Segundo ponto, Manuel Pinho. É absolutamente indecente as tentativas de confundir a situação de Manuel Pinho com a do actual primeiro-ministro. Não, não é a mesma coisa. No caso de Manuel Pinho os pagamentos que recebeu do BES resultam de trabalhos anteriores à sua entrada em funções públicas; no caso do actual primeiro-ministro os pagamentos à sua empresa resultam de trabalhos prestados durante o exercício de funções públicas.

Mais ainda: na circunstância de Manuel Pinho os pagamentos recebidos eram resultado de um contrato de rescisão que pôs fim à sua relação profissional com o banco; no caso do actual primeiro-ministro os pagamentos à sua empresa resultam de avenças que estão em vigor. Manuel Pinho foi investigado, foi preso e foi condenado injustamente. Ao actual primeiro-ministro não foi aberta nenhuma investigação.

Terceiro ponto. Em 2018 o Ministério Público português enviou ao seu congénere brasileiro uma carta rogatória pedindo informações sobre a Odebrecht e a construção da barragem de Baixo-Sabor. Em resposta, o Ministério Público brasileiro transmitiu às autoridades portuguesas a seguinte suspeita: “Há indicação ainda de que Pedro Passos Coelho candidatou-se a reeleição para primeiro-ministro de Portugal em 2015, e que campanha política foi capitaneada por André́ Gustavo Vieira da Silva.”

“Em tal contexto, considerando-se as provas apresentadas no evento 1, há indicativos de que os valores descritos na planilha ´Paulistinha´, que seriam um ‘saldo’ de pagamentos pendentes na obra da barragem portuguesa do Baixo-Sabor, possam ter sido pagos ‘por fora’ a André Gustavo Vieira da Silva como remuneração dos serviços de marketing eleitoral e publicidade prestado ao Partido Social Democrata na eleição para o cargo de primeiro ministro de Portugal.”

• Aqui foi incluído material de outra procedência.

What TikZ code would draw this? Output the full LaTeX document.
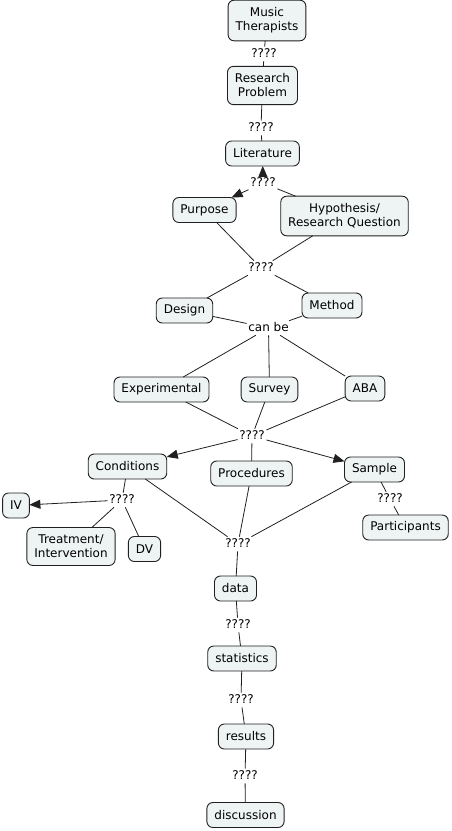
\documentclass[tikz,border=0pt]{standalone}
\usepackage{fontspec}
\setmainfont{DejaVu Sans}
\usetikzlibrary{arrows.meta}
\definecolor{boxfill}{HTML}{EEF3F4}
\definecolor{boxdraw}{HTML}{202020}
\tikzset{
  concept/.style={draw=boxdraw, fill=boxfill, rounded corners=6pt, line width=0.9pt,
    font=\fontsize{12}{14}\selectfont, align=center, inner xsep=7.5pt, inner ysep=3pt,
    minimum height=25pt, outer sep=0pt},
  twoline/.style={inner ysep=7.5pt},
  link/.style={font=\fontsize{12}{14}\selectfont, inner sep=1.5pt, text height=8.7pt, text depth=2.5pt},
  conn/.style={draw=boxdraw, line width=0.8pt},
  arr/.style={conn, -{Triangle[length=11pt,width=9pt]}}
}
\begin{document}
\begin{tikzpicture}[x=1pt,y=-1pt]
\useasboundingbox (0,0) rectangle (451,831);
% concepts
\node[concept,twoline] (mt) at (267,20.5) {Music\\Therapists};
\node[concept,twoline] (rp) at (262.5,85.5) {Research\\Problem};
\node[concept] (lit) at (262.5,153.5) {Literature};
\node[concept] (pur) at (204.5,210) {Purpose};
\node[concept,twoline] (hyp) at (344.5,216) {Hypothesis/\\Research Question};
\node[concept] (des) at (184.5,310.5) {Design};
\node[concept] (met) at (332,305.5) {Method};
\node[concept] (exp) at (161.5,389.5) {Experimental};
\node[concept] (sur) at (269.5,389.5) {Survey};
\node[concept] (aba) at (365,388.5) {ABA};
\node[concept] (con) at (127.5,466.5) {Conditions};
\node[concept] (pro) at (251.5,473.5) {Procedures};
\node[concept] (sam) at (374.5,469.5) {Sample};
\node[concept] (iv) at (16,505.5) {IV};
\node[concept,twoline] (tre) at (71,546.5) {Treatment/\\Intervention};
\node[concept] (dv) at (144.5,549) {DV};
\node[concept] (par) at (405.5,527.5) {Participants};
\node[concept] (dat) at (235.5,588.5) {data};
\node[concept] (sta) at (242,658.5) {statistics};
\node[concept] (res) at (246,736.5) {results};
\node[concept] (dis) at (245.5,815) {discussion};
% link labels
\node[link] (l1) at (264,54) {????};
\node[link] (l2) at (261,128) {????};
\node[link] (l3) at (263,183) {????};
\node[link] (l4) at (261,268) {????};
\node[link] (l5) at (268.5,328) {can be};
\node[link] (l6) at (252,436) {????};
\node[link] (l7) at (122,500) {????};
\node[link] (l8) at (390,499) {????};
\node[link] (l9) at (238,544) {????};
\node[link] (l10) at (238,625) {????};
\node[link] (l11) at (241,700) {????};
\node[link] (l12) at (245,776) {????};
% connectors
\draw[conn] (mt) -- (l1); \draw[conn] (l1) -- (rp);
\draw[conn] (rp) -- (l2); \draw[conn] (l2) -- (lit);
\draw[arr] (l3) -- (lit);
\draw[arr] (l3) -- (pur);
\draw[conn] (hyp) -- (l3);
\draw[conn] (pur) -- (l4); \draw[conn] (hyp) -- (l4);
\draw[conn] (l4) -- (des); \draw[conn] (l4) -- (met);
\draw[conn] (des) -- (l5); \draw[conn] (met) -- (l5);
\draw[conn] (l5) -- (exp); \draw[conn] (l5) -- (sur); \draw[conn] (l5) -- (aba);
\draw[conn] (exp) -- (l6); \draw[conn] (sur) -- (l6); \draw[conn] (aba) -- (l6);
\draw[arr] (l6) -- (con);
\draw[conn] (l6) -- (pro);
\draw[arr] (l6) -- (sam);
\draw[conn] (con) -- (l7);
\draw[arr] (l7) -- (iv);
\draw[conn] (l7) -- (tre); \draw[conn] (l7) -- (dv);
\draw[conn] (sam) -- (l8); \draw[conn] (l8) -- (par);
\draw[conn] (con) -- (l9); \draw[conn] (pro) -- (l9); \draw[conn] (sam) -- (l9);
\draw[conn] (l9) -- (dat);
\draw[conn] (dat) -- (l10); \draw[conn] (l10) -- (sta);
\draw[conn] (sta) -- (l11); \draw[conn] (l11) -- (res);
\draw[conn] (res) -- (l12); \draw[conn] (l12) -- (dis);
\end{tikzpicture}
\end{document}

“( …) Deste modo, é possível que os pagamentos descritos na planilha ‘Paulistinha’ com referência à obra da barragem de Baixo-Sabor, em Portugal, possam-se referir ao financiamento da campanha eleitoral do Partido Social Democrata para eleição do cargo de primeiro-ministro, disputada em 2015 pelo ex-primeiro ministro Pedro Passos Coelho.”

Esta suspeita, concreta e definida, nunca foi investigada. Um pouco por todo o mundo foram investigadas dezenas de campanhas políticas financiadas pela Odebrecht — em El Salvador, no Peru, na Argentina, no Equador, na Venezuela, em Angola e por aí fora. Não em Portugal. Em Portugal foi tudo abafado. Tudo esquecido. O Ministério Público nem se deu ao trabalho de fazer perguntas.

Estamos agora em 2025, passaram dez anos, mas o comportamento é o mesmo: as avenças não merecem investigação. A crise das avenças é também a crise da dupla moral das instituições penais: de um lado investiga-se tudo, do outro encobre-se tudo. O critério para distinguir uma da outra é a política.